- **PROBLEM DESCRIPTION**: Retype exactly what runs from the first line of the data to the line with "96, bottom: 281", keeping both of those lines and skipping pictures.

- **STORED DATA**:
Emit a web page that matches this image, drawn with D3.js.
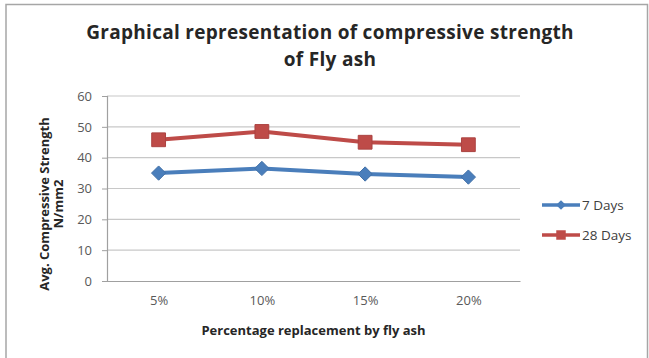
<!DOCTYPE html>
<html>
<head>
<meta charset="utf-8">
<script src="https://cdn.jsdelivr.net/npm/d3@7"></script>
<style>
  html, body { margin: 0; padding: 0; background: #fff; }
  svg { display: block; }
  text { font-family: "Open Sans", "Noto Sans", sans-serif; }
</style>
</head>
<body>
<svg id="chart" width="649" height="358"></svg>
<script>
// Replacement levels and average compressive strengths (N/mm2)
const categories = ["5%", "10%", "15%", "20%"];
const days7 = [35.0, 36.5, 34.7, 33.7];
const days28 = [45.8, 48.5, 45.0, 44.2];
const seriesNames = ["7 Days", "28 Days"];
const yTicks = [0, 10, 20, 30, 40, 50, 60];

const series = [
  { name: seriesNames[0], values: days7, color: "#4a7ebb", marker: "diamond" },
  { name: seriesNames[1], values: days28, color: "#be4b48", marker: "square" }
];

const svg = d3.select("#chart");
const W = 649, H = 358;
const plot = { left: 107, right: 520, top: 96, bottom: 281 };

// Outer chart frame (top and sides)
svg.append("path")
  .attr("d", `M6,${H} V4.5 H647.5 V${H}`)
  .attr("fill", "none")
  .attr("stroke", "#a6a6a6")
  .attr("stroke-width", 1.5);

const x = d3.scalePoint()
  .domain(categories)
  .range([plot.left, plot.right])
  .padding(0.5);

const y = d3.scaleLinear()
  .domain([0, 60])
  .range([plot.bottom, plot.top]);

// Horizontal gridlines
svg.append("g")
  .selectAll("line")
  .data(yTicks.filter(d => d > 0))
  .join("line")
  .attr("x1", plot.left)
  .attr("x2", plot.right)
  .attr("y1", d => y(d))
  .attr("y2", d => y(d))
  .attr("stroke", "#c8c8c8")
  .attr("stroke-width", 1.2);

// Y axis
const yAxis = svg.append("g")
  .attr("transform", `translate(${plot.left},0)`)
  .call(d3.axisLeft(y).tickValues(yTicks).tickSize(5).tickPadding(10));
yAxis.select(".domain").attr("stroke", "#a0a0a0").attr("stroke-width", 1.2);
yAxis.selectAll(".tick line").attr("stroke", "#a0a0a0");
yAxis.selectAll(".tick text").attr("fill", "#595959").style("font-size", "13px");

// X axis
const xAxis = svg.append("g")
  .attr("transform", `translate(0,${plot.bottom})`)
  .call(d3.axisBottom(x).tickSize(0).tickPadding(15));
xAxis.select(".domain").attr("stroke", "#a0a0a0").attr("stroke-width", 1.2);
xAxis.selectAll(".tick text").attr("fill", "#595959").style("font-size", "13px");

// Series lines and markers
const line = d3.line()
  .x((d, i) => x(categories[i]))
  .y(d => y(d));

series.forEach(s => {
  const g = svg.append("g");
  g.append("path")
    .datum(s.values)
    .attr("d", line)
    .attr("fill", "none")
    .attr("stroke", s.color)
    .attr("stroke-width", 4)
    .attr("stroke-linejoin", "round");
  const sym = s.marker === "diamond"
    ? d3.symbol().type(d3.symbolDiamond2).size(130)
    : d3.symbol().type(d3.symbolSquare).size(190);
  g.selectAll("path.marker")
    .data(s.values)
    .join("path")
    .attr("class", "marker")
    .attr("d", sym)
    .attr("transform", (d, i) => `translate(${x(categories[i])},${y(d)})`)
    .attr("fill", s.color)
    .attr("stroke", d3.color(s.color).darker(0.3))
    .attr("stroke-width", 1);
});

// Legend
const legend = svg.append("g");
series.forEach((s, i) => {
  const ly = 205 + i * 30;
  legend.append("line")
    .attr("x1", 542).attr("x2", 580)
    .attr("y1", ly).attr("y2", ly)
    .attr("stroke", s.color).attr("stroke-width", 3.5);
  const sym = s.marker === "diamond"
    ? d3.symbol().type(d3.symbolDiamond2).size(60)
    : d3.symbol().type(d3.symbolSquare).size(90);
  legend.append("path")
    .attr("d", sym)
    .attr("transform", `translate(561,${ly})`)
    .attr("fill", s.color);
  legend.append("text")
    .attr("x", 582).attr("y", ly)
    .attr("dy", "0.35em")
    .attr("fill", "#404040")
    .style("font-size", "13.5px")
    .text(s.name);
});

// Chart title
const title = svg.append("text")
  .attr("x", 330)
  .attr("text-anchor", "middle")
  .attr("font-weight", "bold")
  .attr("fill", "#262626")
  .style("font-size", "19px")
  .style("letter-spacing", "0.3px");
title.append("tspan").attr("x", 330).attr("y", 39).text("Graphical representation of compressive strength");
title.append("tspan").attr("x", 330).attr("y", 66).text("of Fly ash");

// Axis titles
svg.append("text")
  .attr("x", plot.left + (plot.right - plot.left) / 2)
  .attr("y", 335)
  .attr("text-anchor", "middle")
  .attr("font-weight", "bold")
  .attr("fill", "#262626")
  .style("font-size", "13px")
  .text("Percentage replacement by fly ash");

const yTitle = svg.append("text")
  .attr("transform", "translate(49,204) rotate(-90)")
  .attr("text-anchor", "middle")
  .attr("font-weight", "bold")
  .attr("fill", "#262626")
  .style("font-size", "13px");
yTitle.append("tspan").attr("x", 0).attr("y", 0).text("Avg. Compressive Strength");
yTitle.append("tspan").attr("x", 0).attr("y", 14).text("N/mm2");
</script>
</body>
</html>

- **TASK SOLUTION**:
Emit a web page that matches this image, drawn with D3.js.
<!DOCTYPE html>
<html>
<head>
<meta charset="utf-8">
<script src="https://cdn.jsdelivr.net/npm/d3@7"></script>
<style>
  html, body { margin: 0; padding: 0; background: #fff; }
  svg { display: block; }
  text { font-family: "Open Sans", "Noto Sans", sans-serif; }
</style>
</head>
<body>
<svg id="chart" width="649" height="358"></svg>
<script>
// Replacement levels and average compressive strengths (N/mm2)
const categories = ["5%", "10%", "15%", "20%"];
const days7 = [35.0, 36.5, 34.7, 33.7];
const days28 = [45.8, 48.5, 45.0, 44.2];
const seriesNames = ["7 Days", "28 Days"];
const yTicks = [0, 10, 20, 30, 40, 50, 60];

const series = [
  { name: seriesNames[0], values: days7, color: "#4a7ebb", marker: "diamond" },
  { name: seriesNames[1], values: days28, color: "#be4b48", marker: "square" }
];

const svg = d3.select("#chart");
const W = 649, H = 358;
const plot = { left: 107, right: 520, top: 96, bottom: 281 };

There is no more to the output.